Women’s rights activist Sima Wali, SIS/MA ’84, committed her life to waging a “jihad for peace and equality” in her native Afghanistan. But in a tragic twist of fate, the woman who gave a voice to millions, silenced first by Communists and later by the Taliban, lost hers when she succumbed to multiple system atrophy, a rare neurological disorder that robs people of their ability to walk, talk, eat, and move. 

Wali died on September 22, 2017, at her home in Falls Church, Virginia. She was 66.

Once dubbed the “Joan of Arc of Afghanistan,” Wali was born in Kandahar in 1951. She was the daughter of Mohammad Wali, manager of the Afghan National Bank, and Shafiqa Sharifi, a clothing factory supervisor. She fled the country after the Soviet-backed coup in 1978 and settled in Washington, DC, where she was joined by her parents after they escaped from a Communist jail. 

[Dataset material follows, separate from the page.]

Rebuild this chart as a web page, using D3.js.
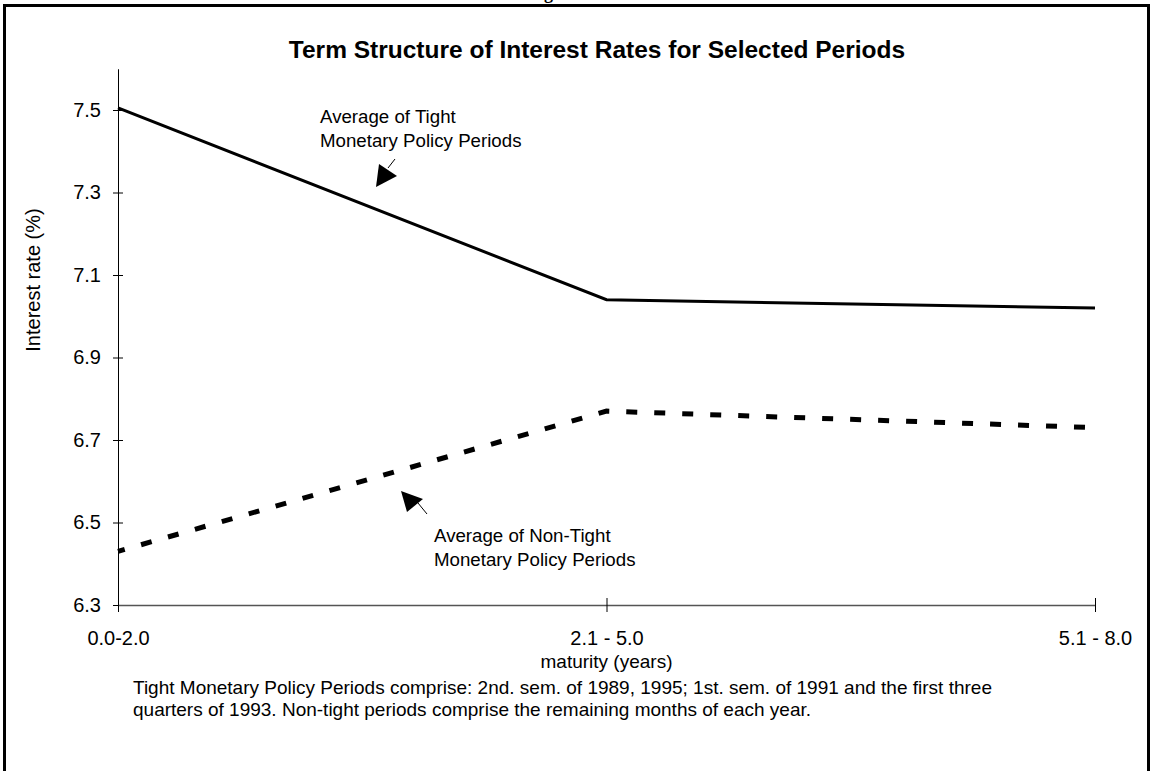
<!DOCTYPE html>
<html>
<head>
<meta charset="utf-8">
<script src="https://cdn.jsdelivr.net/npm/d3@7/dist/d3.min.js"></script>
<style>
  body { margin: 0; background: #fff; }
  svg { display: block; font-family: Arial, "Liberation Sans", Helvetica, sans-serif; }
</style>
</head>
<body>
<div id="container"></div>
<script>
// data
var maturities = ["0.0-2.0", "2.1 - 5.0", "5.1 - 8.0"],
    tightRates = [7.505, 7.04, 7.02],
    nonTightRates = [6.43, 6.77, 6.73],
    rateTicks = [6.3, 6.5, 6.7, 6.9, 7.1, 7.3, 7.5];

var footnote = [
  "Tight Monetary Policy Periods comprise: 2nd. sem. of 1989, 1995; 1st. sem. of 1991 and the first three",
  "quarters of 1993. Non-tight periods comprise the remaining months of each year."
];

// parameters
var width = 1153,
    height = 771,
    left = 118,
    right = 1095,
    top_ = 68.75,
    bottom = 605;

var svg = d3.select("#container")
    .append("svg")
    .attr("width", width)
    .attr("height", height);

// frame + cut figure caption
svg.append("text")
    .attr("x", 528).attr("y", -1)
    .style("font-family", "'Liberation Serif', 'Times New Roman', serif")
    .style("font-weight", "bold")
    .style("font-size", "18px")
    .text("Figure");

svg.append("rect")
    .attr("x", 4.5).attr("y", 5.5)
    .attr("width", 1144).attr("height", 800)
    .attr("fill", "none")
    .attr("stroke", "#000")
    .attr("stroke-width", 3);

svg.append("text")
    .attr("x", 597).attr("y", 58)
    .attr("text-anchor", "middle")
    .style("font-weight", "bold")
    .style("font-size", "24.5px")
    .text("Term Structure of Interest Rates for Selected Periods");

// scales
var x = d3.scalePoint().domain(maturities).range([left, right]);
var y = d3.scaleLinear().domain([6.3, 7.6]).range([bottom, top_]);

// y axis
var yAxis = svg.append("g")
    .attr("transform", "translate(" + left + ",0)")
    .call(d3.axisLeft(y).tickValues(rateTicks).tickFormat(d3.format(".1f"))
        .tickSizeInner(5).tickSizeOuter(0).tickPadding(12));
yAxis.select(".domain").attr("stroke", "#000");
yAxis.selectAll(".tick line").attr("x1", 5);
yAxis.selectAll(".tick text")
    .style("font-size", "20px")
    .attr("fill", "#000");

// x axis
var xAxis = svg.append("g")
    .attr("transform", "translate(0," + bottom + ")")
    .call(d3.axisBottom(x).tickSizeInner(7).tickSizeOuter(0));
xAxis.select(".domain").attr("stroke", "#555").attr("stroke-width", 1.5);
xAxis.selectAll(".tick line").attr("y1", -7).attr("stroke", "#000");
xAxis.selectAll(".tick text")
    .attr("y", 40).attr("dy", null)
    .style("font-size", "20px")
    .attr("fill", "#000");

svg.append("text")
    .attr("x", x(maturities[1])).attr("y", 668)
    .attr("text-anchor", "middle")
    .style("font-size", "19px")
    .text("maturity (years)");

svg.append("text")
    .attr("transform", "translate(40,280) rotate(-90)")
    .attr("text-anchor", "middle")
    .style("font-size", "20px")
    .text("Interest rate (%)");

// lines
var line = d3.line()
    .x(function (d, i) { return x(maturities[i]); })
    .y(function (d) { return y(d); });

svg.append("path")
    .datum(tightRates)
    .attr("d", line)
    .attr("fill", "none")
    .attr("stroke", "#000")
    .attr("stroke-width", 3);

svg.append("path")
    .datum(nonTightRates)
    .attr("d", line)
    .attr("fill", "none")
    .attr("stroke", "#000")
    .attr("stroke-width", 5)
    .attr("stroke-dasharray", "11,17")
    .attr("stroke-dashoffset", 4);

// annotations
var notes = [
  { lines: ["Average of Tight", "Monetary Policy Periods"], x: 320, y: 123,
    stem: [[395, 159], [388, 168]], head: [[376, 187], [379, 164], [397, 176]] },
  { lines: ["Average of Non-Tight", "Monetary Policy Periods"], x: 434, y: 542,
    stem: [[418, 503], [427, 514]], head: [[401, 491], [407, 512], [423, 499]] }
];

notes.forEach(function (n) {
    svg.append("text")
        .attr("x", n.x).attr("y", n.y)
        .style("font-size", "18.7px")
        .selectAll("tspan")
        .data(n.lines)
        .enter()
        .append("tspan")
        .attr("x", n.x)
        .attr("dy", function (d, i) { return i ? 24 : 0; })
        .text(function (d) { return d; });
    svg.append("line")
        .attr("x1", n.stem[0][0]).attr("y1", n.stem[0][1])
        .attr("x2", n.stem[1][0]).attr("y2", n.stem[1][1])
        .attr("stroke", "#000");
    svg.append("polygon")
        .attr("points", n.head.join(" "))
        .attr("fill", "#000");
});

// footnote
svg.append("text")
    .attr("x", 133).attr("y", 694)
    .style("font-size", "19px")
    .selectAll("tspan")
    .data(footnote)
    .enter()
    .append("tspan")
    .attr("x", 133)
    .attr("dy", function (d, i) { return i ? 22 : 0; })
    .text(function (d) { return d; });
</script>
</body>
</html>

Although she was half a world away, Wali never forgot about the plight of Afghan women. In 1981 she formed the now-defunct Refugee Women in Development (RefWID) and raised millions of dollars to assist victims of war and genocide. She was also a founding member of the Sisterhood Is Global Institute, a feminist think tank in Montreal, which celebrated its 30th anniversary in 2014.

“The Taliban is using culture and religion to keep women down,” Wali said of her cause in 1998, “but there is nothing in my religion that teaches keeping women at home, not educating them, starving them, and withholding medical treatment from them so they die. 

“Islam teaches us to care for and protect women.” 

Wali was one of just three female delegates to a United Nations-sponsored meeting in Germany in 2001 that led to the Bonn Agreement, which formed a new Afghan government after the US-led invasion. She was instrumental in the creation of a Ministry of Women’s Affairs (she declined a nomination to lead the division, so she could focus on her work with RefWID) and helped direct international funding to Afghanistan’s women, children, and refugees. Wali also ensured that gender-sensitive language was incorporated into the peace accord, which became a foundation for the Afghan constitution. 

She received the Gloria Steinem Women of Vision Award from the Ms. Foundation for Women in 1989 and the Amnesty International Ginetta Sagan Fund Award in 1999.

A veteran of the Peace Corps, Wali held a bachelor’s degree in business administration from Kabul University and a master’s in international relations from AU’s School of International Service. She is survived by six siblings and their children. 

“My aunt extended great tides of empathy, sympathy, and inexhaustible generosity toward her family, friends, and all who crossed her path,” says Suleiman Wali, SOC/MA ’10.